November 15, 2022

A Life With Others

This book is a definite monograph of Laurence Salzmann' Photographs works that celebrates his close to 60 year career in photography.

Commissioned by the University of Pennsylvania’s Kislak Center for Special Collections, Rare Books, and Manuscripts in honor of Salzmann’s gift of a substantial photographic and film archive that covers works from his 60 year career as a photographer and filmmaker.

Text  by noted photographer and photo essayist Jason Francisco*.

Cover photograph by Siegfried Halus of a young Salzmann in 1966 while he was filming his film The Ragman with a 16 mm Bolex movie camera.

September 1, 2022

Laurence Salzmann speaking to people at the 2021 Wiota STreet Garden Show (Philadelphia).
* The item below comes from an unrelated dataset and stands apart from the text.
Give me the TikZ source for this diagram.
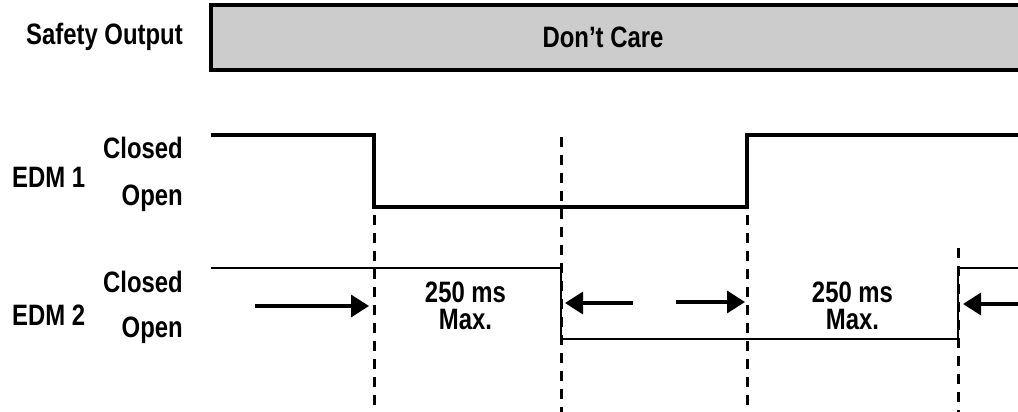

Laurence Salzmann speaking to people at the 2021
Wiota Street Garden Show (Philadelphia).

A Path Ahead:

20/20 Photo Festival
Satellite Exhibition 2022

Presented by Photo West Gallery

Featuring Laurence Salzmann, Amie Potsic,
Katie Tackman, Vanessa Couvreur,
and Milton Lindsay

Show Dates:
September 16 – 30, 2022

Garden Party & Reception:
Sunday, September 18, 2-5 PM

Location:
Wiota Street Garden
4020 Powelton Ave
Philadelphia, PA 19104

Photography captures the past, present, and future in an instant. Exploring the world around them, these photographers communicate new and undiscovered perspectives on foreign territory both near and far - paths ahead revealed. Through their contemporary lenses, our diverse planet is revered and celebrated in documentary, abstract, and conceptual photography.
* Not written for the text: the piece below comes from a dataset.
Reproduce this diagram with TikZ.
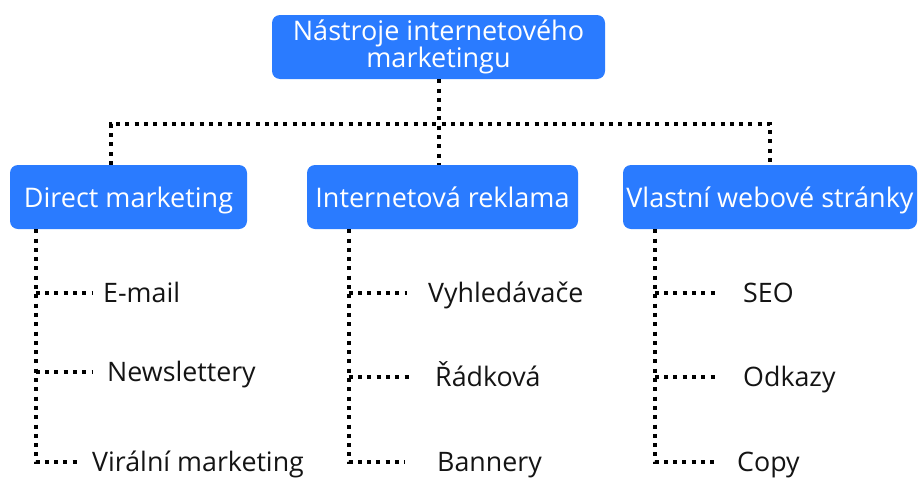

This public art exhibition is presented at Wiota Street Garden, an urban farm and vegetable market in West Philadelphia, to share a multiplicity of perspectives through photography and connect with the vibrant local community. The Garden Party and Reception is open to all and will feature light refreshments alongside the weekly vegetable market in this beautiful, green oasis in Philadelphia.

April 8, 2022

Showing Faith at the Philadelphia Episcopal Cathedral

In Showing Faith, the well-known artist Laurence Salzmann (born Philadelphia, 1944) examines faith traditions across time and culture, culled from his photographic archive of some six decades. The exhibition focuses on celebrations that Salzmann has witnessed as a participant-observer, following his training in visual anthropology at Temple University. Salzmann began to make "faith" photographs at age 17, of Easter observances in Chichicastenango, Guatemala, by candlelight and the African American woman who proudly display their church bonnets on Easter Street at the church on the corner of Baring Street where he lives. Presented here for the first time, these photographs possess great resonance, and anticipate the arc of Salzmann’s subsequent work—his search for the specific and universal truths that a keen-eyed, keen-minded photographer is poised to receive.

Jason Francisco

FYI: The photographs in this exhibition are drawn from my archives, representing close to sixty years of a life in photography. Many of the photographs look into faith from a social perspective—how people of different cultures outwardly display faith ritually—and others of the photographs are abstract or allegorical considerations. Why this variation? Like trust or dignity or wonder, faith is, of course, ultimately an inner phenomenon—strictly speaking, it has never been photographed. The best I can do in pictures is to provoke an imagination of it. It seems to me also an open question how we should distinguish between "true" and "false" objects of faith. We use this word, after all, to describe both tender religious devotion and hateful ideological fanaticism. Again, my hope is to prompt reflection. If you are so moved, I encourage you to write your thoughts, and add them to the public exploration of this spiritual and also worldly topic. —Laurence Salzmann

Feb 1, 2022

Laurence Salzmann’s retrospective exhibition,

Misk’i Kachi Runakuna, at Taller Puertorriqueño from X-X

 

In 2016, Laurence Salzmann traveled to Peru on a Fulbright scholarship. His project was to observe and document the traditional ways the native Quechua speaking people have maintained their traditions from pre-Hispanic times.  It was during his stop in the town of Maras near Machu Picchu that he became captivated by the salt ponds, “Salinas de Maras.”  Their relationship with these famous ponds, or Salineras in Spanish, has endured for more than 800 years, preceding even the Inca Empire. Being in continuous use since that time, it offered a window that Salzmann describes as “the extraordinary symbiosis of natural beauty and human history.”